Verification: re-insert the USB and check the files or run lsblk to confirm device size. The USB must boot on the mini PC.
Rollback note: creating the USB will overwrite the USB stick. It does not change the mini PC until you boot it.
Step 2: Installing Sophos Firewall on mini PC
- Boot the mini PC from the USB.
- At the installer prompt select Install and follow the text-based installer.
- Assign the WAN and LAN interfaces when asked. If the installer asks for IP addressing, use DHCP on WAN unless you have a static public IP. Give the LAN a static private IP, for example 192.168.1.1/24.
- Complete the install and remove the USB when instructed.
Rollback note: the installer will format the target drive. If you need the previous OS, stop and image the drive before installation.
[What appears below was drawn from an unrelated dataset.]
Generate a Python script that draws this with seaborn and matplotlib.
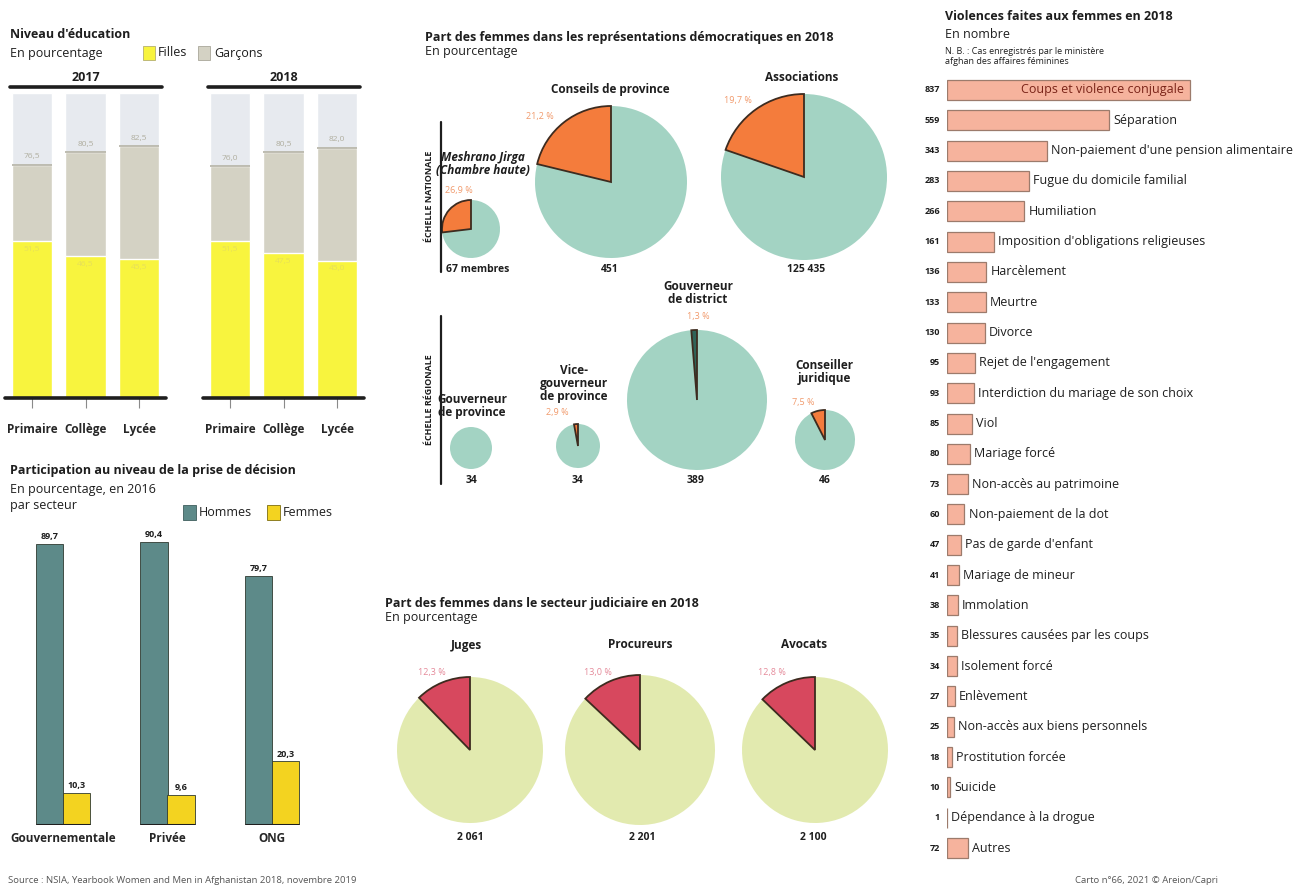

Step 3: Initial configuration of the firewall
- Connect a client to the LAN and set its gateway to the LAN IP you set during install.
- Open a browser and navigate to https://192.168.1.1:4444. Accept the self-signed certificate for initial access.
- The web admin will prompt for an admin account and password. Use the password created during the installer.
- Run the setup wizard to set time, DNS and update sources. Enable automatic updates if you want the firewall to fetch definitions.
Step 4: Setting up firewall rules
I keep rules minimal and explicit. Example to allow LAN to internet:
- In the web admin go to the Firewall section.
- Create a new rule:
- Name: LAN-to-WAN-Allow
- Source zone: LAN
- Source network: LAN net
- Destination zone: WAN
- Destination network: Any
- Services: Any (restrict later)
- Action: Allow
- Put this rule near the top of the ruleset but below any blocking rules.
Verification: from a LAN host, run ping 8.8.8.8 and curl -I http://example.com. Expected output for ping: replies with TTL and time. For curl: HTTP/1.1 200 OK or a redirect.
Checks
Verifying installation success
Confirm the web admin is reachable and the system reports correct interfaces. On a LAN client:
- ipconfig or ip a shows the client has an IP in the LAN subnet.
- The browser connects to https:// on port 4444 and loads the dashboard.
If the dashboard shows critical services down, open the console session on the mini PC and check interface assignments again.
Testing network connectivity
Test DNS: nslookup or dig for a public host. Test HTTP: curl -I http://example.com. Test NAT: from the firewall, check the public IP is used for outbound connections.
Ensuring firewall rules are effective
Use the firewall’s live log or packet capture tool. Create a temporary rule denying a single client and attempt outbound traffic. The log should show blocked entries with source IP, destination and rule name.
Final takeaways
Use a dedicated LAN and WAN interface, back up the config before major changes, and test rules with logs and packet captures.
Follow the numbered installation steps and verify each stage before moving on.